Five new research reports outlining malware detected on compromised Pulse Secure devices were issued this week by the US Cybersecurity and Infrastructure Security Agency (CISA). Adversaries have been targeting Pulse Connect Secure VPN appliances to exploit a variety of vulnerabilities, including CVE-2021-22893 and CVE-2021-22937, which were found earlier this year.

CISA issued an alert in April this year on assaults on Pulse Secure devices, along with indicators of compromise (IOCs) and details on the malware used by the attackers. Threat actors' tactics, techniques, and procedures (TTPs) are detailed in the malware analysis reports (MARs). 

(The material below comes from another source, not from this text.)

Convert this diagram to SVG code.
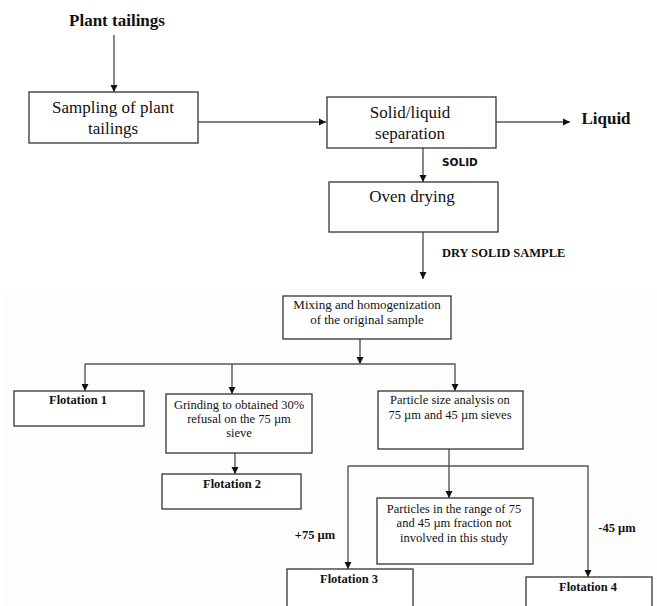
<svg xmlns="http://www.w3.org/2000/svg" width="657" height="606" viewBox="0 0 657 606">
<style>
  .box { fill: #fff; stroke: #333; stroke-width: 1.3; }
  .t { font-family: "Liberation Serif", "Times New Roman", serif; fill: #111; text-anchor: middle; }
  .big { font-size: 17px; }
  .sm { font-size: 12.5px; }
  .b { font-weight: bold; }
  .sans { font-family: "DejaVu Sans", Verdana, sans-serif; font-weight: bold; font-size: 10.5px; fill: #111; }
  .ln { fill: none; stroke: #555; stroke-width: 1.4; }
</style>
<defs>
  <marker id="ah" markerWidth="8" markerHeight="8" refX="7" refY="4" orient="auto" markerUnits="userSpaceOnUse">
    <path d="M0,0.5 L7,4 L0,7.5 Z" fill="#111"/>
  </marker>
</defs>
<rect x="0" y="0" width="657" height="606" fill="#fff"/>
<rect x="5" y="290" width="652" height="316" fill="#fdfdfd"/>

<g id="connectors">
  <line class="ln" x1="114" y1="35" x2="114" y2="92" marker-end="url(#ah)"/>
  <line class="ln" x1="198" y1="122" x2="326" y2="122" marker-end="url(#ah)"/>
  <line class="ln" x1="496" y1="122" x2="570" y2="122" marker-end="url(#ah)"/>
  <line class="ln" x1="423" y1="148" x2="423" y2="182" marker-end="url(#ah)"/>
  <line class="ln" x1="423" y1="232" x2="423" y2="279" marker-end="url(#ah)"/>
  <line class="ln" x1="360" y1="339" x2="360" y2="364" marker-end="url(#ah)"/>
  <polyline class="ln" points="85,364 455,364 455,391" marker-end="url(#ah)"/>
  <line class="ln" x1="85" y1="364" x2="85" y2="391" marker-end="url(#ah)"/>
  <line class="ln" x1="232" y1="364" x2="232" y2="394" marker-end="url(#ah)"/>
  <line class="ln" x1="235" y1="453" x2="235" y2="474" marker-end="url(#ah)"/>
  <line class="ln" x1="449" y1="449" x2="449" y2="498" marker-end="url(#ah)"/>
  <polyline class="ln" points="348,466 588,466 588,577" marker-end="url(#ah)"/>
  <line class="ln" x1="348" y1="466" x2="348" y2="569" marker-end="url(#ah)"/>
</g>

<g id="plant-tailings">
  <text class="t big b" x="117" y="26">Plant tailings</text>
</g>
<g id="sampling">
  <rect class="box" x="29" y="92" width="169" height="51"/>
  <text class="t big" x="113" y="113">Sampling of plant</text>
  <text class="t big" x="113" y="134">tailings</text>
</g>
<g id="separation">
  <rect class="box" x="327" y="97" width="169" height="51"/>
  <text class="t big" x="410" y="118">Solid/liquid</text>
  <text class="t big" x="410" y="139">separation</text>
</g>
<g id="liquid">
  <text class="t big b" x="606" y="124">Liquid</text>
</g>
<g id="solid-label">
  <text class="sans" x="442" y="166">SOLID</text>
</g>
<g id="oven">
  <rect class="box" x="329" y="182" width="169" height="50"/>
  <text class="t big" x="412" y="202">Oven drying</text>
</g>
<g id="dry-label">
  <text class="t b" x="442" y="257" style="font-size:12.5px; text-anchor:start">DRY SOLID SAMPLE</text>
</g>
<g id="mixing">
  <rect class="box" x="283" y="296" width="168" height="43"/>
  <text class="t" x="367" y="309" style="font-size:13px">Mixing and homogenization</text>
  <text class="t" x="367" y="324" style="font-size:13px">of the original sample</text>
</g>
<g id="flotation1">
  <rect class="box" x="14" y="391" width="130" height="35"/>
  <text class="t sm b" x="78" y="404">Flotation 1</text>
</g>
<g id="grinding">
  <rect class="box" x="166" y="394" width="146" height="59"/>
  <text class="t sm" x="239" y="409">Grinding to obtained 30%</text>
  <text class="t sm" x="239" y="423">refusal on the 75 µm</text>
  <text class="t sm" x="239" y="437">sieve</text>
</g>
<g id="flotation2">
  <rect class="box" x="162" y="474" width="139" height="35"/>
  <text class="t sm b" x="232" y="488">Flotation 2</text>
</g>
<g id="particle-size">
  <rect class="box" x="378" y="391" width="145" height="58"/>
  <text class="t sm" x="450" y="404">Particle size analysis on</text>
  <text class="t sm" x="450" y="419">75 µm and 45 µm sieves</text>
</g>
<g id="particles-range">
  <rect class="box" x="377" y="498" width="156" height="66"/>
  <text class="t sm" x="454" y="513">Particles in the range of 75</text>
  <text class="t sm" x="454" y="527">and 45 µm fraction not</text>
  <text class="t sm" x="454" y="542">involved in this study</text>
</g>
<g id="plus75">
  <text class="t sm b" x="315" y="539">+75 µm</text>
</g>
<g id="minus45">
  <text class="t sm b" x="617" y="532">-45 µm</text>
</g>
<g id="flotation3">
  <rect class="box" x="287" y="569" width="126" height="45"/>
  <text class="t sm b" x="349" y="583">Flotation 3</text>
</g>
<g id="flotation4">
  <rect class="box" x="526" y="577" width="126" height="45"/>
  <text class="t sm b" x="588" y="591">Flotation 4</text>
</g>
</svg>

CVE-2021-22893 is a buffer overflow vulnerability in Pulse Connect Secure Collaboration Suite prior to version b9.1R11.4 that allows remote authenticated attackers to execute arbitrary code as the root user through a maliciously crafted meeting room. Two hacking groups have used the zero-day vulnerability in Pulse Secure VPN equipment to break into the networks of US defence contractors and government institutions around the world, according to reports issued by FireEye and Pulse Secure in May. 

CVE-2021-22937 is a high-severity remote code execution vulnerability in Pulse Connect Secure's admin web interface. A remote attacker might use the weakness to overwrite arbitrary files and gain root-level code execution. The bug has a CVSS score of 9.1 and is the consequence of a bypass of the patch provided in October 2021 to address the CVE-2020-8260 issue, according to experts. Early this month, Ivanti corrected a major code execution issue in Pulse Connect Secure VPN. 

According to CISA, two of the samples are maliciously modified Pulse Secure files received from compromised machines, both of which are credential harvesters. One of the files also serves as a backdoor, allowing attackers to access the hacked device remotely. A malicious shell script in another file might log usernames and passwords. A third sample consisted of many files, one of which had a shell script for converting a Pulse Secure file to a web shell. One file was created to intercept certificate-based multi-factor authentication, while others were created to read web request data.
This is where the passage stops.